Tevi Troy has an article in the new issue of National Affairs on presidential transitions, after working as the director of domestic policy for the Romney Readiness Project (or R2P, as it was called). The Romney campaign was the first to benefit from the 2010 Pre-Election Presidential Transition Act, which bumped up the timetable for federal transition support to after the party nominating conventions instead of after elections. The most interesting tidbit in Troy’s article pertains to how Team Romney intended to roll back Obamacare without a full repeal:

One key campaign promise that affected the Department of Health and Human Services was the pledge to repeal Obamacare. This promise elicited widespread skepticism, because even in the optimistic scenarios that had Romney winning the presidency, the prospects for a GOP majority in the Senate were plummeting fast (and the odds of a GOP supermajority of 60 votes were zero). Without full control of both houses, a straight-up, all-out repeal was unlikely.

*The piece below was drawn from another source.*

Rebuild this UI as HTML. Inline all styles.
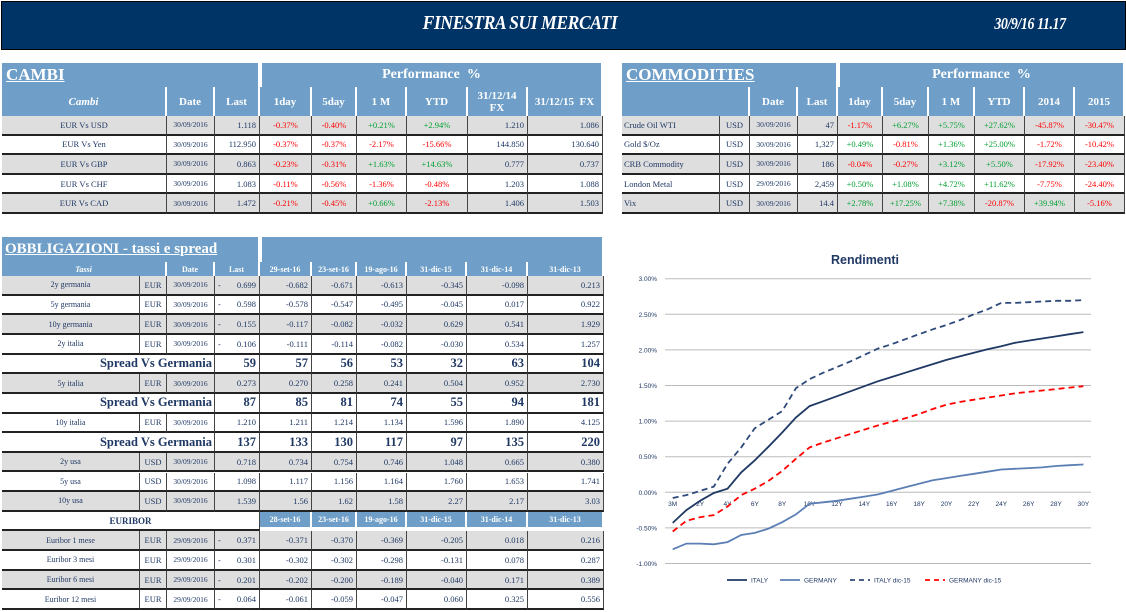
<!DOCTYPE html>
<html><head><meta charset="utf-8">
<style>
body{margin:0;width:1126px;height:612px;background:#fff;position:relative;overflow:hidden;font-family:"Liberation Serif",serif;}
.c{position:absolute;box-sizing:border-box;display:flex;align-items:center;font-size:8.5px;color:#1f3864;white-space:nowrap;overflow:hidden;}
.h{background:#6f9fc8;color:#fff;font-weight:bold;justify-content:center;font-size:11px;border-right:2px solid #fff;}
.g{background:#dedede;}
.w{background:#fff;}
.d{border-right:1px solid #444;border-bottom:2px solid #222;}
.r{color:#ff0000;justify-content:center;}
.p{color:#00a030;justify-content:center;}
.n{justify-content:flex-end;padding-right:3px;}
.m{justify-content:center;}
</style></head><body>
<div style="position:absolute;left:1px;top:1px;width:1125px;height:49px;background:#003366;border:1px solid #000;box-sizing:border-box"></div>
<div style="position:absolute;left:400px;top:12px;width:240px;text-align:center;color:#fff;font-style:italic;font-weight:bold;font-size:20px;letter-spacing:-0.5px;transform:scaleX(0.88)">FINESTRA SUI MERCATI</div>
<div style="position:absolute;left:975px;top:14px;width:110px;text-align:center;color:#fff;font-style:italic;font-weight:bold;font-size:17px;letter-spacing:-0.5px;transform:scaleX(0.82)">30/9/16 11.17</div>
<div id="root"></div>
<svg id="ch" width="1126" height="612" style="position:absolute;left:0;top:0" xmlns="http://www.w3.org/2000/svg"></svg>
<script>
var R=document.getElementById('root');
function c(x,y,w,h,t,cls,st){var d=document.createElement('div');d.className='c '+(cls||'');d.style.left=x+'px';d.style.top=y+'px';d.style.width=w+'px';d.style.height=h+'px';if(st)d.style.cssText+=st;d.innerHTML=t;R.appendChild(d);return d;}
function pc(v){return v.charAt(0)=='-'?'r':'p';}
var cc=[2,167,215,260,312,357,407,468,528,603];
c(2,63,258,24,'<u>CAMBI</u>','h','justify-content:flex-start;padding-left:4px;font-size:17px;');
c(262,63,341,24,'Performance &nbsp;%','h','font-size:14px;');
var hd=['<i>Cambi</i>','Date','Last','1day','5day','1 M','YTD','31/12/14<br>FX','31/12/15 &nbsp;FX'];
for(var i=0;i<9;i++)c(cc[i],87,cc[i+1]-cc[i],29,hd[i],'h','text-align:center;line-height:12px;');
var cam=[['EUR Vs USD','1.118','-0.37%','-0.40%','+0.21%','+2.94%','1.210','1.086'],
['EUR Vs Yen','112.950','-0.37%','-0.37%','-2.17%','-15.66%','144.850','130.640'],
['EUR Vs GBP','0.863','-0.23%','-0.31%','+1.63%','+14.63%','0.777','0.737'],
['EUR Vs CHF','1.083','-0.11%','-0.56%','-1.36%','-0.48%','1.203','1.088'],
['EUR Vs CAD','1.472','-0.21%','-0.45%','+0.66%','-2.13%','1.406','1.503']];
cam.forEach(function(r,k){var y=116+k*19.6,bg=k%2?'w':'g';
c(2,y,165,19.6,r[0],bg+' d m');c(167,y,48,19.6,'30/09/2016',bg+' d m','font-size:7.5px');c(215,y,45,19.6,r[1],bg+' d n');
for(var j=0;j<4;j++)c(cc[3+j],y,cc[4+j]-cc[3+j],19.6,r[2+j],bg+' d '+pc(r[2+j]));
c(468,y,60,19.6,r[6],bg+' d n');c(528,y,75,19.6,r[7],bg+' d n');});
var mc=[622,720,750,798,838,883,929,975,1025,1075,1125];
c(622,63,216,24,'<u>COMMODITIES</u>','h','justify-content:flex-start;padding-left:4px;font-size:17px;');
c(840,63,285,24,'Performance &nbsp;%','h','font-size:14px;');
c(622,87,128,29,'','h');
var mh=['Date','Last','1day','5day','1 M','YTD','2014','2015'];
for(i=0;i<8;i++)c(mc[i+2],87,mc[i+3]-mc[i+2],29,mh[i],'h');
var com=[['Crude Oil WTI','30/09/2016','47','-1.17%','+6.27%','+5.75%','+27.62%','-45.87%','-30.47%'],
['Gold $/Oz','30/09/2016','1,327','+0.49%','-0.81%','+1.36%','+25.00%','-1.72%','-10.42%'],
['CRB Commodity','30/09/2016','186','-0.04%','-0.27%','+3.12%','+5.50%','-17.92%','-23.40%'],
['London Metal','29/09/2016','2,459','+0.50%','+1.08%','+4.72%','+11.62%','-7.75%','-24.40%'],
['Vix','30/09/2016','14.4','+2.78%','+17.25%','+7.38%','-20.87%','+39.94%','-5.16%']];
com.forEach(function(r,k){var y=116+k*19.6,bg=k%2?'w':'g';
c(622,y,98,19.6,r[0],bg+' d','padding-left:2px');c(720,y,30,19.6,'USD',bg+' d m');c(750,y,48,19.6,r[1],bg+' d m','font-size:7.5px');c(798,y,40,19.6,r[2],bg+' d n');
for(var j=0;j<6;j++)c(mc[4+j],y,mc[5+j]-mc[4+j],19.6,r[3+j],bg+' d '+pc(r[3+j]));});
var bc=[2,140,167,215,260,312,357,407,467,528,604];
c(2,237,258,25,'<u>OBBLIGAZIONI - tassi e spread</u>','h','justify-content:flex-start;padding-left:3px;font-size:15px;');
c(262,237,342,25,'','h');
c(2,262,165,14,'<i>Tassi</i>','h','font-size:8px');
var bh=['Date','Last','29-set-16','23-set-16','19-ago-16','31-dic-15','31-dic-14','31-dic-13'];
for(i=0;i<8;i++)c(bc[i+2],262,bc[i+3]-bc[i+2],14,bh[i],'h','font-size:8px');
var rows=[
['2y germania','EUR','30/09/2016','0.699','-0.682','-0.671','-0.613','-0.345','-0.098','0.213',1],
['5y germania','EUR','30/09/2016','0.598','-0.578','-0.547','-0.495','-0.045','0.017','0.922',1],
['10y germania','EUR','30/09/2016','0.155','-0.117','-0.082','-0.032','0.629','0.541','1.929',1],
['2y italia','EUR','30/09/2016','0.106','-0.111','-0.114','-0.082','-0.030','0.534','1.257',1],
['S','59','57','56','53','32','63','104'],
['5y italia','EUR','30/09/2016','0.273','0.270','0.258','0.241','0.504','0.952','2.730',0],
['S','87','85','81','74','55','94','181'],
['10y italia','EUR','30/09/2016','1.210','1.211','1.214','1.134','1.596','1.890','4.125',0],
['S','137','133','130','117','97','135','220'],
['2y usa','USD','30/09/2016','0.718','0.734','0.754','0.746','1.048','0.665','0.380',0],
['5y usa','USD','30/09/2016','1.098','1.117','1.156','1.164','1.760','1.653','1.741',0],
['10y usa','USD','30/09/2016','1.539','1.56','1.62','1.58','2.27','2.17','3.03',0],
['E'],
['Euribor 1 mese','EUR','29/09/2016','0.371','-0.371','-0.370','-0.369','-0.205','0.018','0.216',1],
['Euribor 3 mesi','EUR','29/09/2016','0.301','-0.302','-0.302','-0.298','-0.131','0.078','0.287',1],
['Euribor 6 mesi','EUR','29/09/2016','0.201','-0.202','-0.200','-0.189','-0.040','0.171','0.389',1],
['Euribor 12 mesi','EUR','29/09/2016','0.064','-0.061','-0.059','-0.047','0.060','0.325','0.556',1]];
var alt=0;
rows.forEach(function(r,k){var y=276+k*19.65,h=19.65;
if(r[0]=='S'){c(2,y,213,h,'Spread Vs Germania','w d','justify-content:flex-end;padding-right:2px;font-weight:bold;font-size:12.5px');
for(var j=0;j<7;j++)c(bc[3+j],y,bc[4+j]-bc[3+j],h,r[1+j],'w d n','font-weight:bold;font-size:12.5px');return;}
if(r[0]=='E'){c(2,y,258,h,'EURIBOR','w d m','font-weight:bold;font-size:9px');
var eh=['28-set-16','23-set-16','19-ago-16','31-dic-15','31-dic-14','31-dic-13'];
for(var j=0;j<6;j++)c(bc[4+j],y,bc[5+j]-bc[4+j],h-4,eh[j],'h','font-size:8px');alt=0;return;}
var bg=alt%2?'w':'g';alt++;
c(2,y,138,h,r[0],bg+' d m','font-size:8px');c(140,y,27,h,r[1],bg+' d m');c(167,y,48,h,r[2],bg+' d m','font-size:7.5px');
var l=c(215,y,45,h,r[3],bg+' d n');if(r[10])l.innerHTML='<span style="position:absolute;left:3px">-</span>'+r[3];
for(var j=0;j<6;j++)c(bc[4+j],y,bc[5+j]-bc[4+j],h,r[4+j],bg+' d n');});
var S=document.getElementById('ch'),s='';
s+='<text x="865" y="264" text-anchor="middle" font-family="Liberation Sans" font-weight="bold" font-size="12.5" fill="#1f3864">Rendimenti</text>';
for(var g=0;g<9;g++){var v=3-g*0.5,y=492.3-v*71.2;s+='<line x1="665" x2="1091" y1="'+y+'" y2="'+y+'" stroke="#bbb" stroke-width="1"/>';
s+='<text x="657" y="'+(y+2.5)+'" text-anchor="end" font-family="Liberation Sans" font-size="6.5" fill="#1f3864">'+v.toFixed(2)+'%</text>';}
function X(i){return 672.7+i*13.69;}
for(var i=0;i<31;i+=2){s+='<text x="'+X(i)+'" y="506" text-anchor="middle" font-family="Liberation Sans" font-size="6.5" fill="#1f3864">'+(i==0?'3M':i+'Y')+'</text>';}
var D={it:[-0.43,-0.25,-0.12,-0.01,0.05,0.28,0.45,0.64,0.84,1.05,1.21,1.28,1.35,1.42,1.49,1.56,1.62,1.68,1.74,1.80,1.86,1.91,1.96,2.01,2.05,2.10,2.13,2.16,2.19,2.22,2.25],
de:[-0.80,-0.72,-0.72,-0.73,-0.70,-0.60,-0.57,-0.51,-0.42,-0.31,-0.16,-0.14,-0.12,-0.09,-0.06,-0.03,0.02,0.07,0.12,0.17,0.20,0.23,0.26,0.29,0.32,0.33,0.34,0.35,0.37,0.38,0.39],
it15:[-0.08,-0.04,0.02,0.08,0.40,0.63,0.90,1.02,1.14,1.46,1.59,1.68,1.76,1.84,1.93,2.02,2.08,2.15,2.22,2.29,2.35,2.42,2.50,2.57,2.66,2.66,2.67,2.68,2.69,2.69,2.70],
de15:[-0.55,-0.40,-0.35,-0.32,-0.20,-0.04,0.05,0.16,0.30,0.47,0.63,0.70,0.76,0.82,0.88,0.94,0.99,1.04,1.10,1.17,1.23,1.27,1.30,1.33,1.36,1.39,1.41,1.43,1.45,1.47,1.49]};
function pl(a,col,da){return '<polyline fill="none" stroke="'+col+'" stroke-width="1.8" '+(da?'stroke-dasharray="6,4" ':'')+'points="'+a.map(function(v,i){return X(i).toFixed(1)+','+(492.3-v*71.2).toFixed(1)}).join(' ')+'"/>';}
s+=pl(D.de,'#5b7fb5');s+=pl(D.it,'#1f3864');s+=pl(D.it15,'#2e4a7a',1);s+=pl(D.de15,'#ff0000',1);
var L=[[727,'ITALY','#1f3864',0],[780,'GERMANY','#5b7fb5',0],[850,'ITALY dic-15','#2e4a7a',1],[925,'GERMANY dic-15','#ff0000',1]];
L.forEach(function(l){s+='<line x1="'+l[0]+'" x2="'+(l[0]+20)+'" y1="580" y2="580" stroke="'+l[2]+'" stroke-width="1.8"'+(l[3]?' stroke-dasharray="5,4"':'')+'/>';
s+='<text x="'+(l[0]+24)+'" y="582.5" font-family="Liberation Sans" font-size="6.5" fill="#1f3864">'+l[1]+'</text>';});
S.innerHTML=s;
</script>
</body></html>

In response to this challenge, the R2P team, which included some of the GOP’s top health-care thinkers, came up with an aggressive approach that would have both stopped and rolled back the implementation of Obamacare in such an overwhelming way that Senate Democrats would have had to come to the table to discuss some kind of repeal package. The law gives HHS enormous leeway to make a large number of key implementation decisions, and in the hands of an administration eager for repeal, our experts concluded that this leeway would make it possible to effectively nullify the new system through a carefully choreographed series of executive actions. The regulatory rollback would have been so complete that we were confident Obamacare never could have gotten off the ground and that a path toward real, market-based health-care reform would have been opened.

Basically, eat away at enough of the the thing that collapse is inevitable and repeal seems like the better option to Senate Democrats.